Le Off de mon livre, c’est ce grand carnet dans lequel je notais des idées, des données, des évènements, des renseignement sur des personnages à partir desquels se bâtissait l’intrigue. Un jour, je travaillais sur un point, puis un autre jour, sur un autre, ce qui a fini par créer un réseau, comme une connexion en toile.
J’ai fini par réaliser que cette méthode, cette élaboration en étoile, allait constituer le livre même, qu’un peu à l’image de Pierrot le fou, le montage créerait l’action, les cuts conférant un rythme, une respiration (si possible) haletante au texte.
Dans tout livre, il y a le sujet apparent et l’autre, celui qui apparaît au second plan, derrière, à côté, dessous. Pour celui-ci, on a beaucoup parlé de transhumanisme, mais le vrai sujet à mes yeux, c’est la cavale d’Álvaro, un jeune prof mexicain, surdoué de l’informatique, en fuite après les tragiques événements d’Iguala, une nuit de septembre 2014 où quarante-trois étudiants ont été enlevés et assassinés par la police, et d’Adèle. Le passage central, c’est quand ils partent en voiture, qu’ils se réapproprient leurs corps. Quand ils se touchent l’un autre, quand ils retrouvent les éléments, la route, la terre.
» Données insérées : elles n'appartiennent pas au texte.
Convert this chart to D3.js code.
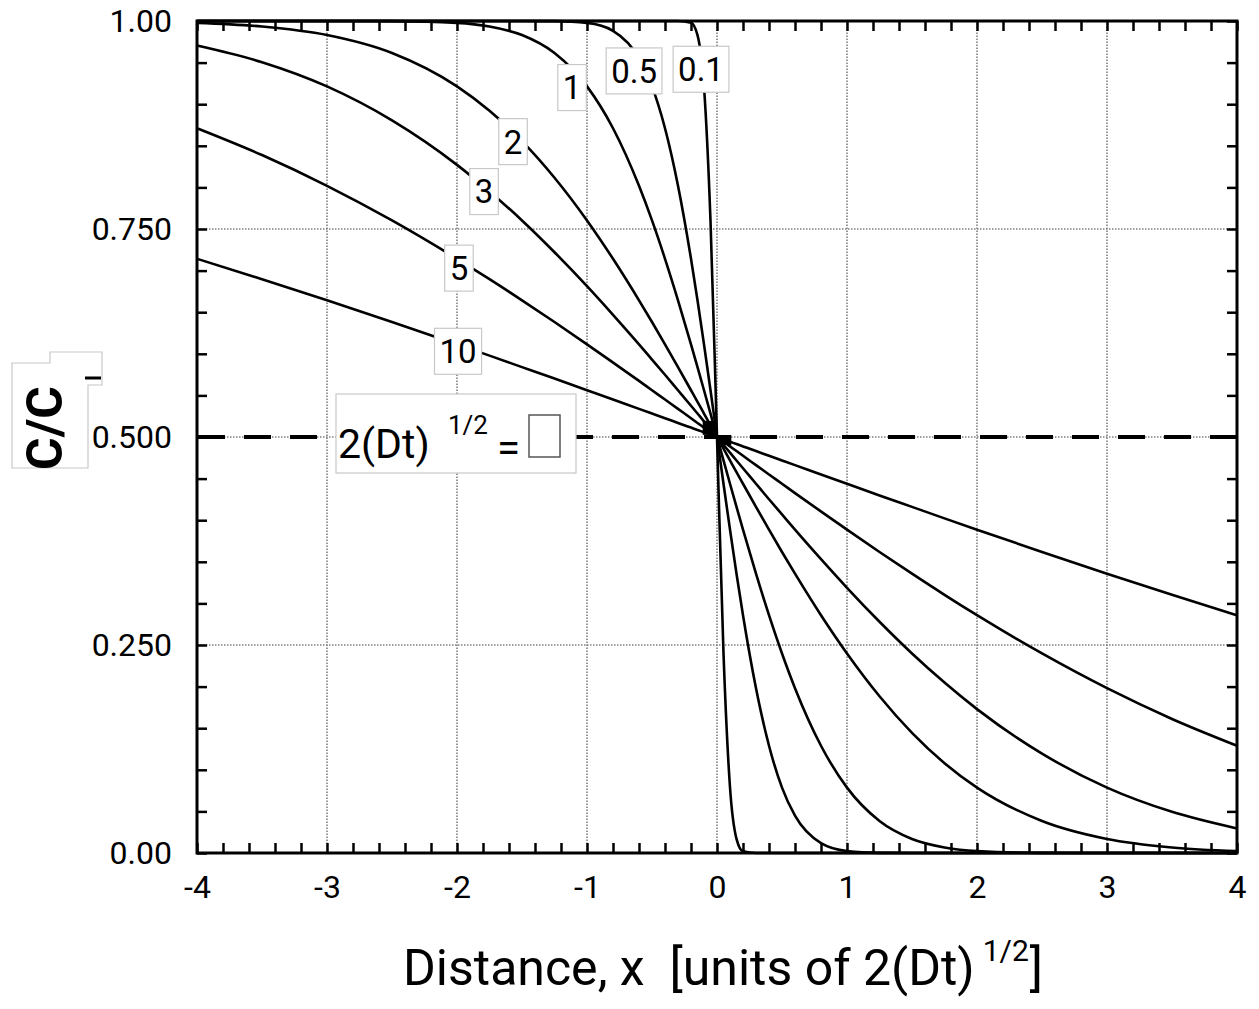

Le cœur du livre c’est cela, comment se réapproprier son corps après son aliénation économique et politique.
S’il y a évidemment de moi dans chacun de mes personnages (ils sont ce que je voudrais être, une projection idéale de moi-même, ce que je suis un peu, ou ce que je ne voudrais pas être), je n’ai pas la rage d’Alvaro, mais elle me passionne, elle m’attire.
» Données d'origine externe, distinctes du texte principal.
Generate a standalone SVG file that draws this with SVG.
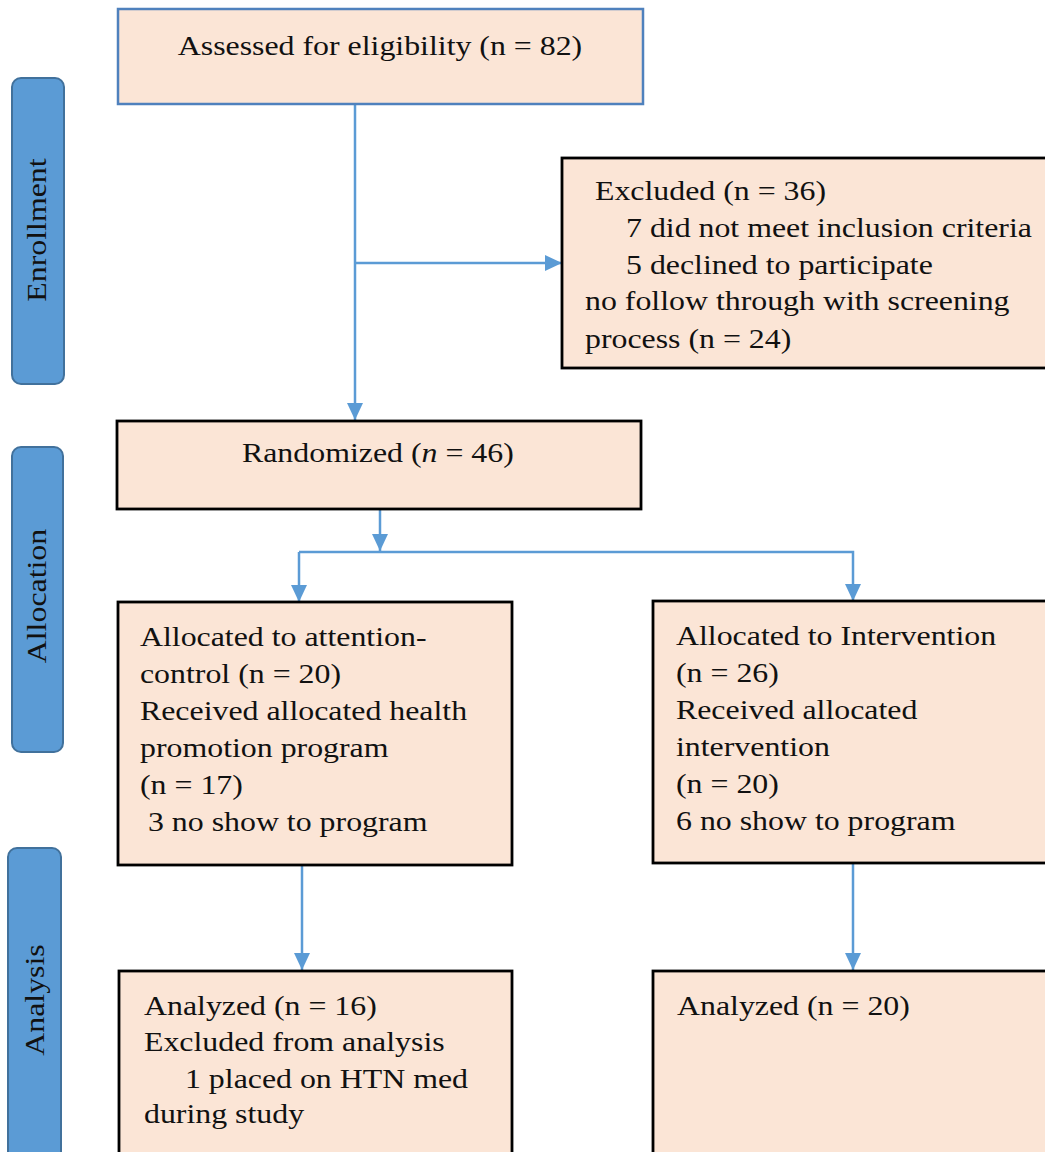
<svg xmlns="http://www.w3.org/2000/svg" width="1045" height="1152" viewBox="0 0 1045 1152">
  <style>
    .box { fill: #fbe5d6; stroke: #000; stroke-width: 2.8; }
    .box-blue { fill: #fbe5d6; stroke: #4f81bd; stroke-width: 2.5; }
    .phase { fill: #5b9bd5; stroke: #41719c; stroke-width: 2; }
    text { font-family: 'Liberation Serif', 'Times New Roman', serif; font-size: 27px; fill: #111;
           transform-box: fill-box; transform-origin: 0 50%; transform: scaleX(1.18); }
    text.c { text-anchor: middle; transform-origin: 50% 50%; }
    .link { stroke: #5b9bd5; stroke-width: 2.5; fill: none; }
  </style>
  <defs>
    <marker id="arrow" markerUnits="userSpaceOnUse" markerWidth="17" markerHeight="17" viewBox="0 0 17 17" refX="17" refY="8.5" orient="auto">
      <path d="M0,0.5 L17,8.5 L0,16.5 Z" fill="#5b9bd5"/>
    </marker>
  </defs>
  <rect width="1045" height="1152" fill="#fff"/>

  <!-- phase labels -->
  <g id="phase-enrollment">
    <rect class="phase" x="12" y="78" width="52" height="306" rx="9"/>
    <g transform="translate(46,230) rotate(-90)"><text class="c" x="0" y="0">Enrollment</text></g>
  </g>
  <g id="phase-allocation">
    <rect class="phase" x="12" y="447" width="51" height="305" rx="9"/>
    <g transform="translate(46,596) rotate(-90)"><text class="c" x="0" y="0">Allocation</text></g>
  </g>
  <g id="phase-analysis">
    <rect class="phase" x="8" y="848" width="53" height="320" rx="9"/>
    <g transform="translate(44,1000) rotate(-90)"><text class="c" x="0" y="0">Analysis</text></g>
  </g>

  <!-- connectors -->
  <g id="connectors">
    <line class="link" x1="355" y1="104" x2="355" y2="420" marker-end="url(#arrow)"/>
    <line class="link" x1="355" y1="263" x2="562" y2="263" marker-end="url(#arrow)"/>
    <line class="link" x1="380" y1="509" x2="380" y2="551" marker-end="url(#arrow)"/>
    <polyline class="link" points="299,552 853,552 853,601" marker-end="url(#arrow)"/>
    <line class="link" x1="299" y1="552" x2="299" y2="602" marker-end="url(#arrow)"/>
    <line class="link" x1="302" y1="865" x2="302" y2="970" marker-end="url(#arrow)"/>
    <line class="link" x1="853" y1="863" x2="853" y2="970" marker-end="url(#arrow)"/>
  </g>

  <!-- nodes -->
  <g id="assessed">
    <rect class="box-blue" x="118" y="9" width="525" height="95"/>
    <text class="c" x="380" y="55">Assessed for eligibility (n = 82)</text>
  </g>

  <g id="excluded">
    <rect class="box" x="562" y="158" width="500" height="210"/>
    <text x="595" y="200">Excluded (n = 36)</text>
    <text x="626" y="237">7 did not meet inclusion criteria</text>
    <text x="626" y="274">5 declined to participate</text>
    <text x="585" y="310">no follow through with screening</text>
    <text x="585" y="348">process (n = 24)</text>
  </g>

  <g id="randomized">
    <rect class="box" x="117" y="421" width="524" height="88"/>
    <text x="242" y="462">Randomized (<tspan font-style="italic">n</tspan> = 46)</text>
  </g>

  <g id="attention-control">
    <rect class="box" x="118" y="602" width="394" height="263"/>
    <text x="140" y="646">Allocated to attention-</text>
    <text x="140" y="683">control (n = 20)</text>
    <text x="140" y="720">Received allocated health</text>
    <text x="140" y="757">promotion program</text>
    <text x="140" y="794">(n = 17)</text>
    <text x="148" y="831">3 no show to program</text>
  </g>

  <g id="intervention">
    <rect class="box" x="653" y="601" width="410" height="262"/>
    <text x="676" y="645">Allocated to Intervention</text>
    <text x="676" y="682">(n = 26)</text>
    <text x="676" y="719">Received allocated</text>
    <text x="676" y="756">intervention</text>
    <text x="676" y="793">(n = 20)</text>
    <text x="676" y="830">6 no show to program</text>
  </g>

  <g id="analyzed-control">
    <rect class="box" x="119" y="971" width="393" height="200"/>
    <text x="144" y="1015">Analyzed (n = 16)</text>
    <text x="144" y="1051">Excluded from analysis</text>
    <text x="185" y="1088">1 placed on HTN med</text>
    <text x="144" y="1123">during study</text>
  </g>

  <g id="analyzed-intervention">
    <rect class="box" x="653" y="971" width="410" height="200"/>
    <text x="677" y="1015">Analyzed (n = 20)</text>
  </g>
</svg>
Mais le point commun le plus évident entre mes personnages et moi, et cela vaut pour tous mes romans, c’est peut-être leur désir de mouvement, d’ailleurs. L’ailleurs dans l’espace, mes personnages voyageant toujours, ou presque. Et l’ailleurs dans le temps. Mon action se passe en 2015, mais aussi en 1960 et en 2020. C’est cela écrire, essayer d’être partout et dans tous les époques à la fois.